Summertime food safety for kids

During summer holidays, many kids munch a lot of chips; some may make cookies from scratch; others may use a microwave to heat instant noodles or soup. Sound safe?

Not if our chip-eater’s hands are dirty; or if the cookie-maker tastes the raw homemade cookie dough; or if the child isn’t tall enough to safely reach the microwave, and spills hot liquid on himself.

These activities, which are more common during summer holidays, can be major causes of serious illnesses or injuries, say Department of Environmental Health staff.

‘But parents can help to prevent this by teaching food safety at home with their kids,’ says Senior DEH Food Officer Gideon Simms. ‘This will help kids to safely prepare snacks and meals when adults aren’t at home to supervise food preparations.’

The risk of food-borne illnesses can also be reduced if parents stock foods that require no heating, such as peanut butter; jams and jellies; breads, crackers and cereals; washed fruits and vegetables; dried meats such as beef jerky; and canned meat or poultry products, which should be eaten immediately after opening.

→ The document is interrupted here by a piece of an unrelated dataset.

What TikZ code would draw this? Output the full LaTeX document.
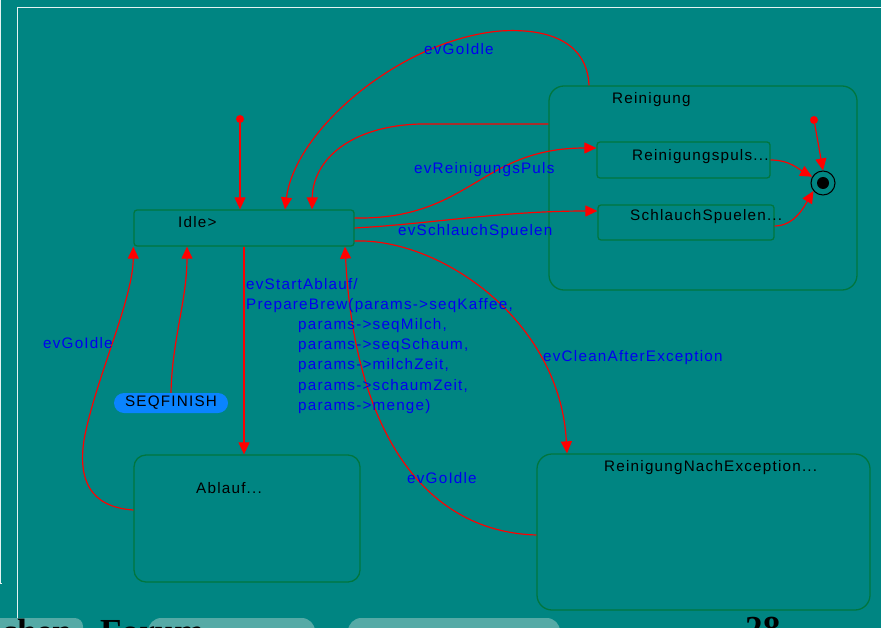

It’s also important to teach kids to wash their hands often. Hand-washing has proven to be the No. 1 method of preventing the transmittance of bacteria, Mr. Simms explains.

Kids should wash their hands for 20 seconds – using antibacterial soap and warm water – before they eat; after playing with pets; after using the bathroom; and after sneezing, coughing, or blowing their nose.

If children are old enough to prepare food without adult supervision, they should still follow these guidelines:

Return perishable foods to your refrigerator promptly after making lunch. Don’t let them sit on the counter.

Keep food preparation areas in the kitchen clean, before and after use.

Keep raw meats, such as beef, poultry and seafood, separate from cooked foods.

If you are using the microwave, stir the food halfway through to ensure thorough heating.

Keep all dairy products, such as milk and yogurt, in the refrigerator.

Never eat food that has a funny taste or smell.

Use food within their recommended dates.

Make sure that cold foods are always kept cold.

Keep hot foods hot, like soups, stew or chilli.

Clean your cutting boards, dishes, utensils and countertops with hot water and sanitiser, or antibacterial soap.

Don’t let pets jump up on kitchen counters.

Don’t put cooked foods on a plate that held raw meat, poultry or seafood. Always use a clean plate.

Food safety tips for leftovers

Many kids prepare leftovers for their meals. They should be instructed to follow these guidelines:

Reheat food thoroughly, so that it is piping hot.

Cover leftovers to prevent contamination.

Eat leftovers within 48 hours.

Promptly place any leftovers in the refrigerator. Cold food should be stored at 41F or colder.

Store leftovers containing meat, fish, eggs, dairy products and rice within two hours of cooking.

Never reheat leftovers in a slow cooker. The gradual heating promotes bacterial growth.

Safe use of the microwave

Don’t allow children who don’t know how to read to use the microwave oven. Reading and understanding directions is extremely important. If they’re old enough to use a microwave, they should follow these tips:

Heat hot dogs until they are steaming. Pierce them with a fork before putting them into the microwave oven, to keep them from exploding.

Foods and liquids heat unevenly in a microwave, so stir or rotate food midway through cooking. If you don’t, you’ll have cold spots where harmful bacteria can survive.

Loosely cover food that is to be microwaved with a lid or plastic wrap; the loose cover will let steam escape.

To prevent burns, remove food carefully from the microwave oven. Use potholders, and move foods away from your face before you uncover them, so that the steam can escape.

Do not use certain plastic containers, such as margarine tubs or other one-time-use containers, in the microwave. They can warp or melt, possibly causing harmful chemicals to get in the food.

Do not use metals or aluminium foil in the microwave. Use only glass and other containers that are labelled ‘made for microwave use.’

Discard leftovers if the food has been sitting at room temperature for more than 1 hour. When in doubt, throw it out.